LinkedIn marketing is a particularly effective addition in the B2B sector because you can target decision-makers by role, industry and interests - and thus minimize wastage. Reddit ads, on the other hand, are suitable for reaching very tech-savvy target groups or specialized niche communities directly in their professional environment.
Measurability & optimization: make impact visible, control measures in a targeted manner
Marketing for IT and software companies needs figures that prove its effectiveness. Only if you know which measures actually work can you use budgets wisely and make targeted adjustments. In short: measurability makes IT online marketing plannable, controllable and easier to argue for internally.
What is measured? The right KPIs for IT marketing
Many companies track "something" - but not every figure gets them anywhere. KPIs that make marketing impact and sales proximity tangible are crucial. These KPIs can be divided into the following top and bottom-of-funnel key figures:
Top-of-funnel KPIs (leading indicators)
- Visibility in search engines (impressions, rankings)
- Click numbers and CTR
- Number of qualified leads (MQLs, newsletter subscriptions, webinar registrations)
Bottom-of-funnel KPIs (conversion & efficiency)
- Conversion rates (e.g. demo requests, offer downloads)
- Customer Acquisition Cost (CAC)
- Return on Marketing Investment (ROMI)
These key figures not only help to demonstrate success, but also create trust among management and sales - because they show what marketing in the IT sector really brings.
How do we measure? Tools for data-based decisions
To collect and analyze the right figures, you need the right toolset.
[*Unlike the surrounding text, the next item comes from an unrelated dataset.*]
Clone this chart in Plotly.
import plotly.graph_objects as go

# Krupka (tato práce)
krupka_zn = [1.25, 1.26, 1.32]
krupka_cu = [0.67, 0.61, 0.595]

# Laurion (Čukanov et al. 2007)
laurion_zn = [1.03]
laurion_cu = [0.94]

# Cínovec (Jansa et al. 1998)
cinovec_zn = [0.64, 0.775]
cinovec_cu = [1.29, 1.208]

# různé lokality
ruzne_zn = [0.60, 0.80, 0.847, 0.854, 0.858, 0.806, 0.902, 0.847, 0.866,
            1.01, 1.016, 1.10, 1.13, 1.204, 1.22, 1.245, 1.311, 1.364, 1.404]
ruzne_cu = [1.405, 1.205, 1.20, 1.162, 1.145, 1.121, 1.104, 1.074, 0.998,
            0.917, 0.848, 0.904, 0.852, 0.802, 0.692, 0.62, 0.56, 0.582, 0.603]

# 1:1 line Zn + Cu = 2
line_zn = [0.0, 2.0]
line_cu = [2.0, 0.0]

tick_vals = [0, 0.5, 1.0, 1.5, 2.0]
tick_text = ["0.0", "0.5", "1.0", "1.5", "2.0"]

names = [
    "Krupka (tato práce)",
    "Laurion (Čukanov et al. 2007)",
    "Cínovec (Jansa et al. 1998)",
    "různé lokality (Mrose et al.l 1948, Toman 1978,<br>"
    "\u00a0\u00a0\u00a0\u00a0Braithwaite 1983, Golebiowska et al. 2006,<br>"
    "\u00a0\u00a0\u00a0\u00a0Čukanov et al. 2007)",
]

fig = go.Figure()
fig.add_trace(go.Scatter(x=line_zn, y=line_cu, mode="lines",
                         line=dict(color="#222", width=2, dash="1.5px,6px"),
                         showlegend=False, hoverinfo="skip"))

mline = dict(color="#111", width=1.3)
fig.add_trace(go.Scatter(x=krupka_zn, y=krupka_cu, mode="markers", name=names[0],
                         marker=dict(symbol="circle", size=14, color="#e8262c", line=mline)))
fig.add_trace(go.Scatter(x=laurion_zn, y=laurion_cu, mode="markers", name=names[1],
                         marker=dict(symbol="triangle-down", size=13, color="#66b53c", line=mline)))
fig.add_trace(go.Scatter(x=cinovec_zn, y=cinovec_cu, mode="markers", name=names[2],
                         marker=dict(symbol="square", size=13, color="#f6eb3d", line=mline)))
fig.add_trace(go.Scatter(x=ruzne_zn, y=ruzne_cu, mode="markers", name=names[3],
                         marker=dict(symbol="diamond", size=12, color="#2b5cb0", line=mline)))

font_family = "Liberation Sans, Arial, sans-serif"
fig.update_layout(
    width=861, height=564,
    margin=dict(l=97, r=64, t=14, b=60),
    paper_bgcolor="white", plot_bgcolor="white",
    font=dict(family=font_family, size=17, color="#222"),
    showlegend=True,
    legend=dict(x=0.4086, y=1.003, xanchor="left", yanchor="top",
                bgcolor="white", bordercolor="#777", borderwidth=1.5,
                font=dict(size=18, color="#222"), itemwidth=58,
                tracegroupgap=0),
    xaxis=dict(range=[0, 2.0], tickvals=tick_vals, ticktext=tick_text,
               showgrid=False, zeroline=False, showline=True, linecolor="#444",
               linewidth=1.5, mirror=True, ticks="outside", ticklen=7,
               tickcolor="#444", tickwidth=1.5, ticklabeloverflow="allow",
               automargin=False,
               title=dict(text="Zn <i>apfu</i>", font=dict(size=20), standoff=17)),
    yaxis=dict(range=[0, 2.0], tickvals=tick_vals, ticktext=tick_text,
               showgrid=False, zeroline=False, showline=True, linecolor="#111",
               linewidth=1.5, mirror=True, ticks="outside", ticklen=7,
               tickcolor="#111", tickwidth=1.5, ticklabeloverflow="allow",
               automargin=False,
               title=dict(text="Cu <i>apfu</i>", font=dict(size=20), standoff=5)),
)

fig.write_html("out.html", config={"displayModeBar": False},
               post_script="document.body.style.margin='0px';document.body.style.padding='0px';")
These tools in particular have proven their worth in B2B IT marketing:
- Google tools (Analytics, Search Console and Ads) measure website traffic, behavior and conversions.
- CRM systems (such as HubSpot or Salesforce) capture leads, analyze contacts and track sales pipelines.
- Microsoft Clarity provides qualitative usage analyses (e.g. heat maps, scroll depth).
- Ahrefs and SISTRIX help with search engine optimization for keywords, competition analysis and monitoring.
In addition to the tools, the exchange with sales also counts: Leadeffect regularly compares marketing results with actual sales experience. Every month, we check together which content and campaigns really deliver qualified inquiries. This gives you greater transparency, close coordination between marketing and sales - and the certainty that your budget is being invested in the measures that are proven to bring the greatest sales success.
How do you use the results? Agile development of campaigns
IT digital marketing is not a one-off project, but thrives on constant optimization. Those who test, evaluate and adapt their measures reduce risks, increase the probability of success and make marketing predictable. Instead of relying on gut feeling, the result is a data-driven process that continuously improves.
The process in practice:
Step 1: Formulate a hypothesis
Always start with a clear assumption that you want to test. For example: "Service pages with specific use cases generate more demo requests than pure feature listings."
Step 2: Set up campaign and carry out initial tests
Put your hypothesis into practice. For example, create two landing pages - one with a focus on use cases, the other with a focus on features - and test both variants against each other.
Step 3: Evaluate results and record learnings
Analyze the results and record which variant worked better - and above all why. These learnings form the basis for your next optimizations.
Step 4: Optimize campaign based on learnings and test again
Implement the findings: Adjust headlines, work on pain points more clearly or optimize the CTA. Then carry out another A/B test to confirm the improvements.
In this way, you replace vague assumptions with reliable data. Measurability is crucial for everyone in the IT industry, but there is often no clear process for this. With a structured testing and optimization approach, you not only make your marketing more transparent and easier to plan - but also develop it step by step into a real growth driver.
IT marketing needs a clear strategy & implementation expertise
IT marketing is a decisive lever for gaining visibility among the competition, building trust and attracting qualified leads. But for this to succeed, it is not enough to try out individual measures. Without a common thread, results are difficult to plan. Only a clear strategy - with positioning, target group approach, the right channels and measurable processes - makes IT marketing repeatable and scalable.
This is exactly where Leadeffect comes in - we combine consulting and implementation: from target group definition, content, SEO and performance campaigns to ABM, automation and reporting. The result: more qualified leads, measurable results and marketing that impresses both internally and externally. Get in touch with us now for a non-binding strategy discussion!
FAQ on IT marketing
How does IT marketing differ from traditional B2B marketing?
IT marketing differs from traditional B2B marketing primarily due to the high complexity of the solutions and the benefits that are more difficult to grasp. If you want to do effective marketing here, you need to understand the technology precisely and translate it into understandable messages. What's more, decision-making processes often take longer in the IT sector - depending on the product, it can take several months between initial contact and conclusion of the contract.
What makes good IT marketing?
Good IT marketing is based on three pillars: a clearly defined target group, a differentiated value proposition and measurable success factors. It combines strategic planning with operational implementation - for example through high-quality content, the right channels and KPIs such as qualified leads, conversion rate and ROMI.
How does IT marketing actually help with customer acquisition?
IT marketing supports customer acquisition by building visibility in search engines and networks and creating trust through specialist content. Potential customers are then supported with individually tailored campaigns - from the initial information to the inquiry or purchase decision.